### AIM
Select all lines with the string "matplotlib" in them, and copy those lines.

### RECORDS PROVIDED
*****

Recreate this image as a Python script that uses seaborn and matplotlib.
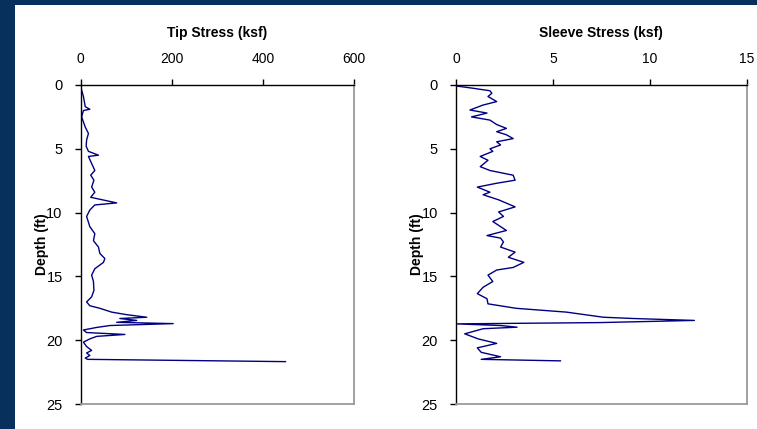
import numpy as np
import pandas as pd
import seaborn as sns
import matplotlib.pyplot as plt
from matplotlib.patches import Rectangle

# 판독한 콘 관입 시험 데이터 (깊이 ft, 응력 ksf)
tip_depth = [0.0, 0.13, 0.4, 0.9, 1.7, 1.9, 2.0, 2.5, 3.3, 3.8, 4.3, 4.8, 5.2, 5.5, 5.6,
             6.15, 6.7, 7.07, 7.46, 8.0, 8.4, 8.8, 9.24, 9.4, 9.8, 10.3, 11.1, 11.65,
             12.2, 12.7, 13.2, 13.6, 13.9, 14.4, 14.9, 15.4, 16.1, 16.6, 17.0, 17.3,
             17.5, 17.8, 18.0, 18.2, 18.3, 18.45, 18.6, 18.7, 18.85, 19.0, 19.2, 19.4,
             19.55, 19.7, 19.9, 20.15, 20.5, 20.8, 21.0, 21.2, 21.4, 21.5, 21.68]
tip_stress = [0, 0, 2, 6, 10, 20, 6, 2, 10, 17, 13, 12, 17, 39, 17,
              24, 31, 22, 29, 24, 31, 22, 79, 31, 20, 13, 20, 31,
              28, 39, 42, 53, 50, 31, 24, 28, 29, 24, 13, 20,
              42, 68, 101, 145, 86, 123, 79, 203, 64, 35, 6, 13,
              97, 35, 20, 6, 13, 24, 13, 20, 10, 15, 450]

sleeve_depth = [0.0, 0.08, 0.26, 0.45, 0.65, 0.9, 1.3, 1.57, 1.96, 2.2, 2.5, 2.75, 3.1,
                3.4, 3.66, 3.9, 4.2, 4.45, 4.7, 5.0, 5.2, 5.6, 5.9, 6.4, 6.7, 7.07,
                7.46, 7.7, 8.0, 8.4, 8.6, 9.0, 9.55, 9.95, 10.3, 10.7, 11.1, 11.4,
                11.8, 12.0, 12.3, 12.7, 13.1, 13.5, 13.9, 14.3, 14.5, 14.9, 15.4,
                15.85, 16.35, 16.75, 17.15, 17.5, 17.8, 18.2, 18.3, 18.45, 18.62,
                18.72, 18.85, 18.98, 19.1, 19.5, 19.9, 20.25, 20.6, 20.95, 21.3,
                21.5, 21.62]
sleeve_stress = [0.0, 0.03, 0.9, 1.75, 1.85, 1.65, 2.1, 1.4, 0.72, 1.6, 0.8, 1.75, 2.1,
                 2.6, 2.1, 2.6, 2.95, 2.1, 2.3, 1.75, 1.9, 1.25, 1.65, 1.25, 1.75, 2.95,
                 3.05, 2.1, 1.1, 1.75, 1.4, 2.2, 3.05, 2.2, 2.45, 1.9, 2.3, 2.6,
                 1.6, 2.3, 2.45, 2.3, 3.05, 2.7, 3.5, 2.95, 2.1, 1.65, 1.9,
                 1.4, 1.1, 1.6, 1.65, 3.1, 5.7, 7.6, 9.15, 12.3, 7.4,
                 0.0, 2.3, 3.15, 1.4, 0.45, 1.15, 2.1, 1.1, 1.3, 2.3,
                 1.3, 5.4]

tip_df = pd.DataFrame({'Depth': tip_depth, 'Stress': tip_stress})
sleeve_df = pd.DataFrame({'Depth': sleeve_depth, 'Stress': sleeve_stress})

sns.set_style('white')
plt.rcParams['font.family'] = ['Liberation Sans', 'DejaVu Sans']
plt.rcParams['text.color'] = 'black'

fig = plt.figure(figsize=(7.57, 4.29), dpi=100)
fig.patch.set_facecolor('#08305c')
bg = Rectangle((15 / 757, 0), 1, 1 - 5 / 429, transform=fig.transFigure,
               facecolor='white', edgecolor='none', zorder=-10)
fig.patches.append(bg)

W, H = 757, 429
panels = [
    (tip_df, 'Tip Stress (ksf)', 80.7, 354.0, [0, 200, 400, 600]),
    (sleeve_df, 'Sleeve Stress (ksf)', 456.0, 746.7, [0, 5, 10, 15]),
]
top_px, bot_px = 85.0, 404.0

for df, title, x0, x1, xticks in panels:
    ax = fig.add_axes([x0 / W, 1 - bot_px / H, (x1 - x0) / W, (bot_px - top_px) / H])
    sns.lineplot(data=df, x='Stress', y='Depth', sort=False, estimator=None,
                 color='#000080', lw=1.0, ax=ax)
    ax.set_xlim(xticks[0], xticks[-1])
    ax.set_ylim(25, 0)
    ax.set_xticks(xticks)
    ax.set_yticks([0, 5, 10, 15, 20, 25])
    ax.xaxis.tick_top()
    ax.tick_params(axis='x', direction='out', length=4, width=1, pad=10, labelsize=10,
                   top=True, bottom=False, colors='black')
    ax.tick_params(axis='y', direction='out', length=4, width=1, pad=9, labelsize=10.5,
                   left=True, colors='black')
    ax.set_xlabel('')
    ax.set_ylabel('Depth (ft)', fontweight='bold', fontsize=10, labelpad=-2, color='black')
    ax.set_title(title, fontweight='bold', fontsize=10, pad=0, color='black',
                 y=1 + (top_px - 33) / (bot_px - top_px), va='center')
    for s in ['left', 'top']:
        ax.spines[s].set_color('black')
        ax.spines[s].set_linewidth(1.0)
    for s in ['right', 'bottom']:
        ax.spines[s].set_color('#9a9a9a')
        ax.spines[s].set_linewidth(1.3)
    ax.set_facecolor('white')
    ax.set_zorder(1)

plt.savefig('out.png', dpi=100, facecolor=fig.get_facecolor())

*****

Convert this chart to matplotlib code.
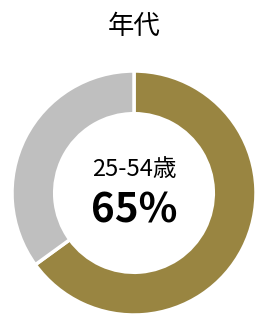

*****

### REPLY TO THE EXERCISE
Recreate this image as a Python script that uses seaborn and matplotlib.
import matplotlib.pyplot as plt
from matplotlib.patches import Rectangle
Convert this chart to matplotlib code.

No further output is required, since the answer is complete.